## Exercise directions
Restate each line word for word. Leave out every picture.

## Supplied data
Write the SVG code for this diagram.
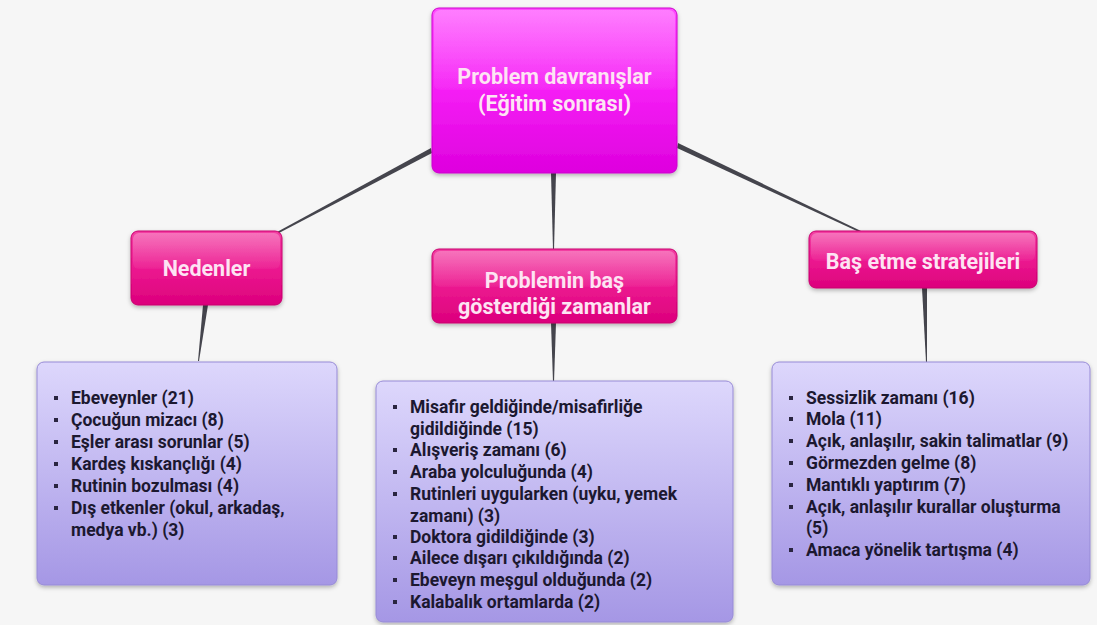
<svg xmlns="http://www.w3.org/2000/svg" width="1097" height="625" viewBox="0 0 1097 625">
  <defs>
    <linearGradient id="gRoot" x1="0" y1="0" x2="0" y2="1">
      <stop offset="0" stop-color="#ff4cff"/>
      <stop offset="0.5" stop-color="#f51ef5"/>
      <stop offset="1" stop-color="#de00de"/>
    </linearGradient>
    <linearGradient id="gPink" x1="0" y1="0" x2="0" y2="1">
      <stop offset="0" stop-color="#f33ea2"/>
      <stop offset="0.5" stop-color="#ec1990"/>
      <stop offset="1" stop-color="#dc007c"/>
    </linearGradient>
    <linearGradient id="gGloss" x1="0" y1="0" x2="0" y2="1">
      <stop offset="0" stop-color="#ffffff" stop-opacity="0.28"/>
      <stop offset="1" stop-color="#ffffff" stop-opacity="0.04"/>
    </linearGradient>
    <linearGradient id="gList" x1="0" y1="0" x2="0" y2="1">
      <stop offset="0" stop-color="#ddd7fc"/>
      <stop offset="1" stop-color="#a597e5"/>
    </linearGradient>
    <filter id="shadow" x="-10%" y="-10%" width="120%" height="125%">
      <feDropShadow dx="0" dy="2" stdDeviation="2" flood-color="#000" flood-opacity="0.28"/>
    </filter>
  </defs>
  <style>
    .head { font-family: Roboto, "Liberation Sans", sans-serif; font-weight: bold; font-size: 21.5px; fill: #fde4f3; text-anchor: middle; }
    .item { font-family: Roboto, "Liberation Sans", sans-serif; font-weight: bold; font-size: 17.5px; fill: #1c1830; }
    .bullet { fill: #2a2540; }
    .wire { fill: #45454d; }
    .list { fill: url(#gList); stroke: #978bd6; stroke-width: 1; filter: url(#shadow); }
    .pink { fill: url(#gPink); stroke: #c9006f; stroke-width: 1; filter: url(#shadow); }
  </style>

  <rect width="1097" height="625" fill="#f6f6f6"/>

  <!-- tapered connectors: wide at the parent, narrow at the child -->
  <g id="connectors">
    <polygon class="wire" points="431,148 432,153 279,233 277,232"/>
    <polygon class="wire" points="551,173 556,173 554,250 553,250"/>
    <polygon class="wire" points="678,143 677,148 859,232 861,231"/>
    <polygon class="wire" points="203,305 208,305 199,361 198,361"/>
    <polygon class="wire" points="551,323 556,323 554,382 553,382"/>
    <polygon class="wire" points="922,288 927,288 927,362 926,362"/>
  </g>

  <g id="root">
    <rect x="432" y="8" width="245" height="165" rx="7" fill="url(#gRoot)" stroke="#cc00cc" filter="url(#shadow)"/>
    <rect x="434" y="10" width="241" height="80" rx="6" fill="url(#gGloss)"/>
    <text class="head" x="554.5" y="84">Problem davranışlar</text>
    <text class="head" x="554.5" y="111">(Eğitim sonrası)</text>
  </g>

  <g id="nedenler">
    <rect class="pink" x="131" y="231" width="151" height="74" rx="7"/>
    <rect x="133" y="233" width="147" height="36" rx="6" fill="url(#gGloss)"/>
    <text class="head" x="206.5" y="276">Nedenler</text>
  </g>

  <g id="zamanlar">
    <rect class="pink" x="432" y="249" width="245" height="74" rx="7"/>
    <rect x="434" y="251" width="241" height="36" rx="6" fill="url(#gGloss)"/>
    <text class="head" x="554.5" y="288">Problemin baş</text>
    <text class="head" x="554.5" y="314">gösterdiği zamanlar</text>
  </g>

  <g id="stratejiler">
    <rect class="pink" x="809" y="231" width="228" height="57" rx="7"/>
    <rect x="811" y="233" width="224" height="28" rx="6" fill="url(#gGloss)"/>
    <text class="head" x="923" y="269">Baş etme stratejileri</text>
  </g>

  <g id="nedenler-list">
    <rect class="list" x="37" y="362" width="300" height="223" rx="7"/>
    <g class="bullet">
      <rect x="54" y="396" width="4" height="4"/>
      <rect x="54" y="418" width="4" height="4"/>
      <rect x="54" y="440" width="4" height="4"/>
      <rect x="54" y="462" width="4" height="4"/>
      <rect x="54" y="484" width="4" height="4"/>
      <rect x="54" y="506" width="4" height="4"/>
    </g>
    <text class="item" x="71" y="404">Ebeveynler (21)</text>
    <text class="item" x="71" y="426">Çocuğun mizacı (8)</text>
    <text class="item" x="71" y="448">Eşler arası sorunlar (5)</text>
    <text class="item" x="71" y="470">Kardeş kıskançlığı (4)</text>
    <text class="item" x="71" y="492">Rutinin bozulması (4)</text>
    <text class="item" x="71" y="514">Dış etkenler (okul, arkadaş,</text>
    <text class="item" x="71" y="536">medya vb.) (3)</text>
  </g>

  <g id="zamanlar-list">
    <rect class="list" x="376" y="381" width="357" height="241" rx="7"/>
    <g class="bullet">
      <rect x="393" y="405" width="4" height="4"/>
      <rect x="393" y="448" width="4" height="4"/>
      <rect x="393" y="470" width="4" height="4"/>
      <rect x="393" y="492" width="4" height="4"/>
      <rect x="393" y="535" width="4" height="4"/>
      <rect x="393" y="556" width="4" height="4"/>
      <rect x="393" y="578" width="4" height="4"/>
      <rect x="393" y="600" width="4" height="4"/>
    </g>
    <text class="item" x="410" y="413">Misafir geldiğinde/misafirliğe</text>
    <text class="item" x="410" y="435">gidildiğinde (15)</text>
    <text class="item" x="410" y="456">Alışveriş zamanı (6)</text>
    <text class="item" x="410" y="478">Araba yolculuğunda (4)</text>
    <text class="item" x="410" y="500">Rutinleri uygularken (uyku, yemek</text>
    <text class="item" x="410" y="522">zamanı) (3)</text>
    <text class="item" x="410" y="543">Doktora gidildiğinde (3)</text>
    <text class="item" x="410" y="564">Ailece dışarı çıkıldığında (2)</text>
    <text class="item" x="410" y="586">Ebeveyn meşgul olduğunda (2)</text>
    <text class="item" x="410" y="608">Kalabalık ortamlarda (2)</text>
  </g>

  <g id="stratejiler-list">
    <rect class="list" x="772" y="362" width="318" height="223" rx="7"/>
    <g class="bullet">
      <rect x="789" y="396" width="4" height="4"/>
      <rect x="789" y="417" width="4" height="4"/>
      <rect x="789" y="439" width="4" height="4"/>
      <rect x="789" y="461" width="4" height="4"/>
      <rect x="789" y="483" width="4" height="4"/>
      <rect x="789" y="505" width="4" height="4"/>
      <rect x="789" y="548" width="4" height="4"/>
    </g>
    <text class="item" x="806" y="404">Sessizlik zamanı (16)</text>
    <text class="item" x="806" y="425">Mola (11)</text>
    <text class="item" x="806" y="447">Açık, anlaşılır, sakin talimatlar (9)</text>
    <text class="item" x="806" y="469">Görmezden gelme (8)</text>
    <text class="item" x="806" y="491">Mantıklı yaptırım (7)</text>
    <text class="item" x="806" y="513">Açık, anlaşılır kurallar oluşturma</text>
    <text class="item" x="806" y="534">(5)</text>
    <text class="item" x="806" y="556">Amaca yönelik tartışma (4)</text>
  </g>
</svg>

## Output of the exercise
Write the SVG code for this diagram.
<svg xmlns="http://www.w3.org/2000/svg" width="1097" height="625" viewBox="0 0 1097 625">
  <defs>
    <linearGradient id="gRoot" x1="0" y1="0" x2="0" y2="1">
      <stop offset="0" stop-color="#ff4cff"/>
      <stop offset="0.5" stop-color="#f51ef5"/>
      <stop offset="1" stop-color="#de00de"/>
    </linearGradient>
    <linearGradient id="gPink" x1="0" y1="0" x2="0" y2="1">
      <stop offset="0" stop-color="#f33ea2"/>
      <stop offset="0.5" stop-color="#ec1990"/>
      <stop offset="1" stop-color="#dc007c"/>
    </linearGradient>
    <linearGradient id="gGloss" x1="0" y1="0" x2="0" y2="1">
      <stop offset="0" stop-color="#ffffff" stop-opacity="0.28"/>
      <stop offset="1" stop-color="#ffffff" stop-opacity="0.04"/>
    </linearGradient>
    <linearGradient id="gList" x1="0" y1="0" x2="0" y2="1">
      <stop offset="0" stop-color="#ddd7fc"/>
      <stop offset="1" stop-color="#a597e5"/>
    </linearGradient>
    <filter id="shadow" x="-10%" y="-10%" width="120%" height="125%">
      <feDropShadow dx="0" dy="2" stdDeviation="2" flood-color="#000" flood-opacity="0.28"/>
    </filter>
  </defs>
  <style>
    .head { font-family: Roboto, "Liberation Sans", sans-serif; font-weight: bold; font-size: 21.5px; fill: #fde4f3; text-anchor: middle; }
    .item { font-family: Roboto, "Liberation Sans", sans-serif; font-weight: bold; font-size: 17.5px; fill: #1c1830; }
    .bullet { fill: #2a2540; }
    .wire { fill: #45454d; }
    .list { fill: url(#gList); stroke: #978bd6; stroke-width: 1; filter: url(#shadow); }
    .pink { fill: url(#gPink); stroke: #c9006f; stroke-width: 1; filter: url(#shadow); }
  </style>

  <rect width="1097" height="625" fill="#f6f6f6"/>

  <!-- tapered connectors: wide at the parent, narrow at the child -->
  <g id="connectors">
    <polygon class="wire" points="431,148 432,153 279,233 277,232"/>
    <polygon class="wire" points="551,173 556,173 554,250 553,250"/>
    <polygon class="wire" points="678,143 677,148 859,232 861,231"/>
    <polygon class="wire" points="203,305 208,305 199,361 198,361"/>
    <polygon class="wire" points="551,323 556,323 554,382 553,382"/>
    <polygon class="wire" points="922,288 927,288 927,362 926,362"/>
  </g>

  <g id="root">
    <rect x="432" y="8" width="245" height="165" rx="7" fill="url(#gRoot)" stroke="#cc00cc" filter="url(#shadow)"/>
    <rect x="434" y="10" width="241" height="80" rx="6" fill="url(#gGloss)"/>
    <text class="head" x="554.5" y="84">Problem davranışlar</text>
    <text class="head" x="554.5" y="111">(Eğitim sonrası)</text>
  </g>

  <g id="nedenler">
    <rect class="pink" x="131" y="231" width="151" height="74" rx="7"/>
    <rect x="133" y="233" width="147" height="36" rx="6" fill="url(#gGloss)"/>
    <text class="head" x="206.5" y="276">Nedenler</text>
  </g>

  <g id="zamanlar">
    <rect class="pink" x="432" y="249" width="245" height="74" rx="7"/>
    <rect x="434" y="251" width="241" height="36" rx="6" fill="url(#gGloss)"/>
    <text class="head" x="554.5" y="288">Problemin baş</text>
    <text class="head" x="554.5" y="314">gösterdiği zamanlar</text>
  </g>

  <g id="stratejiler">
    <rect class="pink" x="809" y="231" width="228" height="57" rx="7"/>
    <rect x="811" y="233" width="224" height="28" rx="6" fill="url(#gGloss)"/>
    <text class="head" x="923" y="269">Baş etme stratejileri</text>
  </g>

  <g id="nedenler-list">
    <rect class="list" x="37" y="362" width="300" height="223" rx="7"/>
    <g class="bullet">
      <rect x="54" y="396" width="4" height="4"/>
      <rect x="54" y="418" width="4" height="4"/>
      <rect x="54" y="440" width="4" height="4"/>
      <rect x="54" y="462" width="4" height="4"/>
      <rect x="54" y="484" width="4" height="4"/>
      <rect x="54" y="506" width="4" height="4"/>
    </g>
    <text class="item" x="71" y="404">Ebeveynler (21)</text>
    <text class="item" x="71" y="426">Çocuğun mizacı (8)</text>
    <text class="item" x="71" y="448">Eşler arası sorunlar (5)</text>
    <text class="item" x="71" y="470">Kardeş kıskançlığı (4)</text>
    <text class="item" x="71" y="492">Rutinin bozulması (4)</text>
    <text class="item" x="71" y="514">Dış etkenler (okul, arkadaş,</text>
    <text class="item" x="71" y="536">medya vb.) (3)</text>
  </g>

  <g id="zamanlar-list">
    <rect class="list" x="376" y="381" width="357" height="241" rx="7"/>
    <g class="bullet">
      <rect x="393" y="405" width="4" height="4"/>
      <rect x="393" y="448" width="4" height="4"/>
      <rect x="393" y="470" width="4" height="4"/>
      <rect x="393" y="492" width="4" height="4"/>
      <rect x="393" y="535" width="4" height="4"/>
      <rect x="393" y="556" width="4" height="4"/>
      <rect x="393" y="578" width="4" height="4"/>
      <rect x="393" y="600" width="4" height="4"/>
    </g>
    <text class="item" x="410" y="413">Misafir geldiğinde/misafirliğe</text>
    <text class="item" x="410" y="435">gidildiğinde (15)</text>
    <text class="item" x="410" y="456">Alışveriş zamanı (6)</text>
    <text class="item" x="410" y="478">Araba yolculuğunda (4)</text>
    <text class="item" x="410" y="500">Rutinleri uygularken (uyku, yemek</text>
    <text class="item" x="410" y="522">zamanı) (3)</text>
    <text class="item" x="410" y="543">Doktora gidildiğinde (3)</text>
    <text class="item" x="410" y="564">Ailece dışarı çıkıldığında (2)</text>
    <text class="item" x="410" y="586">Ebeveyn meşgul olduğunda (2)</text>
    <text class="item" x="410" y="608">Kalabalık ortamlarda (2)</text>
  </g>

  <g id="stratejiler-list">
    <rect class="list" x="772" y="362" width="318" height="223" rx="7"/>
    <g class="bullet">
      <rect x="789" y="396" width="4" height="4"/>
      <rect x="789" y="417" width="4" height="4"/>
      <rect x="789" y="439" width="4" height="4"/>
      <rect x="789" y="461" width="4" height="4"/>
      <rect x="789" y="483" width="4" height="4"/>
      <rect x="789" y="505" width="4" height="4"/>
      <rect x="789" y="548" width="4" height="4"/>
    </g>
    <text class="item" x="806" y="404">Sessizlik zamanı (16)</text>
    <text class="item" x="806" y="425">Mola (11)</text>
    <text class="item" x="806" y="447">Açık, anlaşılır, sakin talimatlar (9)</text>
    <text class="item" x="806" y="469">Görmezden gelme (8)</text>
    <text class="item" x="806" y="491">Mantıklı yaptırım (7)</text>
    <text class="item" x="806" y="513">Açık, anlaşılır kurallar oluşturma</text>
    <text class="item" x="806" y="534">(5)</text>
    <text class="item" x="806" y="556">Amaca yönelik tartışma (4)</text>
  </g>
</svg>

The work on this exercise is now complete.